Cherryburn

‌'Walking, Looking and Telling Tales' (2018) and 'Conference for the Birds' (2019)

Artists: Mark Fairnington and Marcus Coates

Cherryburn is a small farmstead situated near Stocksfield, eleven miles west of Newcastle upon Tyne. Owned and managed by The National Trust, Cherryburn is the birthplace of the famous British artist and naturalist Thomas Bewick (1753-1828). Bewick is Northumberland’s greatest artist: a wood engraver who revolutionised print art in Georgian England. Today he is best known for his book 'A History of British Birds' (1797). Set in a tranquil position with views across the Tyne Valley, Cherryburn is still surrounded by the natural world that inspired Bewick’s work. The site comprises Bewick’s tiny birthplace cottage, a farmyard and a traditional 19th Century farmhouse - the later home of the Bewick family. The farmhouse is now a museum and print room with a collection of Bewick’s wood blocks. It also houses a library and an exhibition about the artist’s life.

Developed in collaboration with the National Trust, the artist’s brief for the MCAHE Cherryburn commission focused on the character and vision of Thomas Bewick. It invited the commissioned artist to make a new temporary artwork which responded to Bewick’s life and legacy, exploring the impact of his work on society during his lifetime and reflecting on how that might manifest itself today. Two artists were selected to make works in response to the Cherryburn brief, Mark Fairnington in 2018 and Marcus Coates in 2019.

Mark Fairnington with his installation, Walking, Looking and Telling Tales.
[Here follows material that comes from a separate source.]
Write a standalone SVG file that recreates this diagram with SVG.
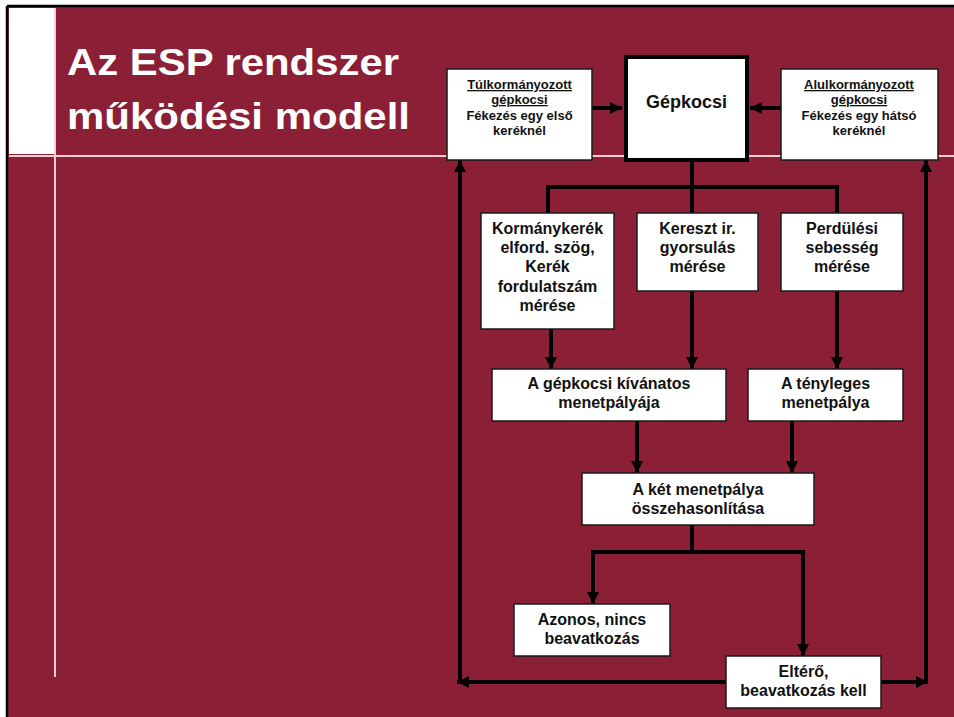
<svg xmlns="http://www.w3.org/2000/svg" width="954" height="717" viewBox="0 0 954 717">
<defs>
<marker id="ah" viewBox="0 0 12 12" refX="12" refY="6" markerWidth="12" markerHeight="12" orient="auto" markerUnits="userSpaceOnUse"><path d="M0,0 L12,6 L0,12 z" fill="#000"/></marker>
<style>
.box{fill:#fff;stroke:#1a1a1a;stroke-width:1.5}
.t{font-family:"Liberation Sans",Arial,sans-serif;font-weight:bold;fill:#111;text-anchor:middle}
.s13{font-size:13px}
.s16{font-size:16px}
.c{fill:none;stroke:#000;stroke-width:4}
.a{fill:none;stroke:#000;stroke-width:4;marker-end:url(#ah)}
.deco{stroke:#f4cdd5;stroke-width:2}
</style>
</defs>
<rect x="0" y="0" width="954" height="717" fill="#fff"/>
<rect x="7" y="6" width="947" height="711" fill="#8A1F35"/>
<path d="M7,6 H954 M7,6 V717" stroke="#000" stroke-width="2.5" fill="none"/>
<rect x="9" y="8" width="45" height="146" fill="#fff"/>
<line class="deco" x1="9" y1="156" x2="954" y2="156"/>
<line class="deco" x1="55" y1="8" x2="55" y2="677"/>
<g id="title" fill="#fff" font-family="'Liberation Sans',Arial,sans-serif" font-weight="bold" font-size="37">
<text x="67" y="75" textLength="332" lengthAdjust="spacingAndGlyphs">Az ESP rendszer</text>
<text x="67" y="129" textLength="343" lengthAdjust="spacingAndGlyphs">működési modell</text>
</g>
<g id="connectors">
<path class="a" d="M592,108 H622"/>
<path class="a" d="M781,108 H750"/>
<path class="c" d="M692,161 V213"/>
<path class="c" d="M548,213 V187 H837 V213"/>
<path class="a" d="M551,329 V369"/>
<path class="a" d="M692,291 V369"/>
<path class="a" d="M837,291 V369"/>
<path class="a" d="M637,421 V473"/>
<path class="a" d="M792,421 V473"/>
<path class="c" d="M692,525 V552"/>
<path class="a" d="M593,552 V604"/>
<path class="a" d="M591,552 H803 V656"/>
<path class="a" d="M726,682 H457"/>
<path class="a" d="M460,684 V160"/>
<path class="a" d="M881,682 H928"/>
<path class="a" d="M926,684 V160"/>
</g>
<g id="tulkormanyozott">
<rect class="box" x="447" y="69" width="145" height="91"/>
<text class="t s13" x="519.5" y="89" text-decoration="underline">Túlkormányozott</text>
<text class="t s13" x="519.5" y="104" text-decoration="underline">gépkocsi</text>
<text class="t s13" x="519.5" y="120">Fékezés egy első</text>
<text class="t s13" x="519.5" y="135">keréknél</text>
</g>
<g id="gepkocsi">
<rect x="626" y="57" width="121" height="103" fill="#fff" stroke="#000" stroke-width="4"/>
<text class="t" x="686.5" y="108" font-size="18">Gépkocsi</text>
</g>
<g id="alulkormanyozott">
<rect class="box" x="781" y="69" width="157" height="91"/>
<text class="t s13" x="859" y="89" text-decoration="underline">Alulkormányozott</text>
<text class="t s13" x="859" y="104" text-decoration="underline">gépkocsi</text>
<text class="t s13" x="859" y="120">Fékezés egy hátsó</text>
<text class="t s13" x="859" y="135">keréknél</text>
</g>
<g id="kormanykerek">
<rect class="box" x="481" y="213" width="133" height="116"/>
<text class="t s16" x="547.5" y="234">Kormánykerék</text>
<text class="t s16" x="547.5" y="253">elford. szög,</text>
<text class="t s16" x="547.5" y="272">Kerék</text>
<text class="t s16" x="547.5" y="292">fordulatszám</text>
<text class="t s16" x="547.5" y="311">mérése</text>
</g>
<g id="kereszt">
<rect class="box" x="637" y="213" width="121" height="78"/>
<text class="t s16" x="697.5" y="234">Kereszt ir.</text>
<text class="t s16" x="697.5" y="253">gyorsulás</text>
<text class="t s16" x="697.5" y="272">mérése</text>
</g>
<g id="perdulesi">
<rect class="box" x="781" y="213" width="122" height="78"/>
<text class="t s16" x="842" y="234">Perdülési</text>
<text class="t s16" x="842" y="253">sebesség</text>
<text class="t s16" x="842" y="272">mérése</text>
</g>
<g id="kivanatos">
<rect class="box" x="492" y="369" width="234" height="52"/>
<text class="t s16" x="609" y="389">A gépkocsi kívánatos</text>
<text class="t s16" x="609" y="408">menetpályája</text>
</g>
<g id="tenyleges">
<rect class="box" x="748" y="369" width="155" height="52"/>
<text class="t s16" x="825.5" y="389">A tényleges</text>
<text class="t s16" x="825.5" y="408">menetpálya</text>
</g>
<g id="osszehasonlitas">
<rect class="box" x="582" y="473" width="232" height="52"/>
<text class="t s16" x="698" y="495">A két menetpálya</text>
<text class="t s16" x="698" y="514">összehasonlítása</text>
</g>
<g id="azonos">
<rect class="box" x="514" y="604" width="156" height="52"/>
<text class="t s16" x="592" y="625">Azonos, nincs</text>
<text class="t s16" x="592" y="644">beavatkozás</text>
</g>
<g id="eltero">
<rect class="box" x="726" y="656" width="155" height="52"/>
<text class="t s16" x="803.5" y="677">Eltérő,</text>
<text class="t s16" x="803.5" y="696">beavatkozás kell</text>
</g>
</svg>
To develop his project for Cherryburn, Walking, Looking and Telling Tales, painter Mark Fairnington traced a series of walks around Northumberland and the local area, recording the landscape and conversations with people he met along the way. From these walks, Mark produced a series of sketchbooks and painted landscape miniatures that explored Bewick’s countryside from a contemporary perspective and made connections with Mark's own family story. To complete the project Mark created an installaton of the paintings in the panelled ‘half parlour’ of Bewick’s birthplace cottage. Mark’s installation was on public display at Cherryburn from 2 June – 4 November 2018.

Visit Mark’s commission blog to discover more about Mark’s research for the project or download the Walking, Looking and Telling Tales leaflet for further images and information.
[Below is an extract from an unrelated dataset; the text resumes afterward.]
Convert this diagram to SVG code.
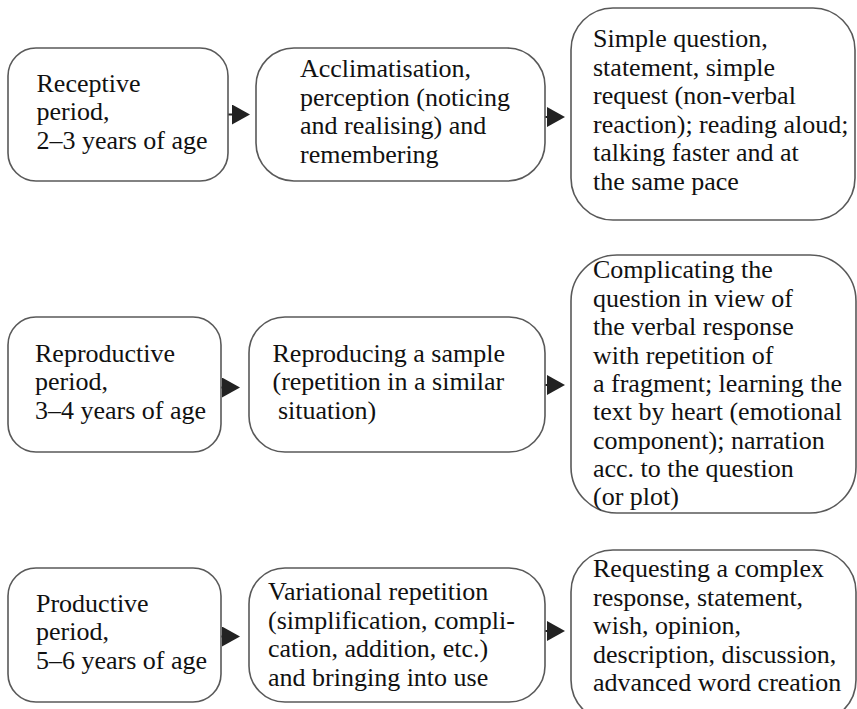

Conference for the Birds - installation 

Following the the success of Mark Fairnington's project, MCAHE and the National Trust co-commissioned Marcus Coates to create a second new artwork for Cherryburn in 2019. 
 
Marcus’ audio visual installation Conference for the Birds (15 June - 3 November 2019) celebrated the lives of the birds Thomas Bewick depicted in his wood engravings. To create his work Marcus invited seven experts to take part in a conversation about British bird life today. Each expert taking the role of a different bird species. The group discussed topics of contemporary concern, from migration to predation, with each species recounting their day to day experiences. The audio recorded from these conversations was played back in Bewick’s birthplace cottage alongside seven oversized sculptural bird heads, with visitors invited to take a seat among the birds.
 
Download the Conference for the Birds leaflet for further images and information.
 

Marcus Coates lives and works in London. His work questions how we define our position as a species amongst others, asking ‘Who are we compared to birds, plants, insects, etc and how and why do we state this difference?' It brings attention to the lives of non-human species in the hope that we can see more clearly how we relate to them, what this can tell us about ourselves and our future relationship with nature. These questions have led Marcus to work collaboratively with many wildlife experts. Recent exhibitions and performances include: Wilderness, Schirn Kunsthalle Frankfurt, Germany 2018; Animals and Us, Turner Contemporary, Margate 2018; The Land We Live In, The Land We Left Behind, Hauser & Wirth Somerset 2018; As Above, So Below, IMMA, Dublin, 2017; Arrivals/Departures - sculpture commission for Utrecht Centraal Train Station, Netherlands 2017; Ape Culture, HKW Berlin, 2015; Trafalgar Square, London 4th Plinth Shortlist 2013; The Trip, Serpentine Gallery, London 2011.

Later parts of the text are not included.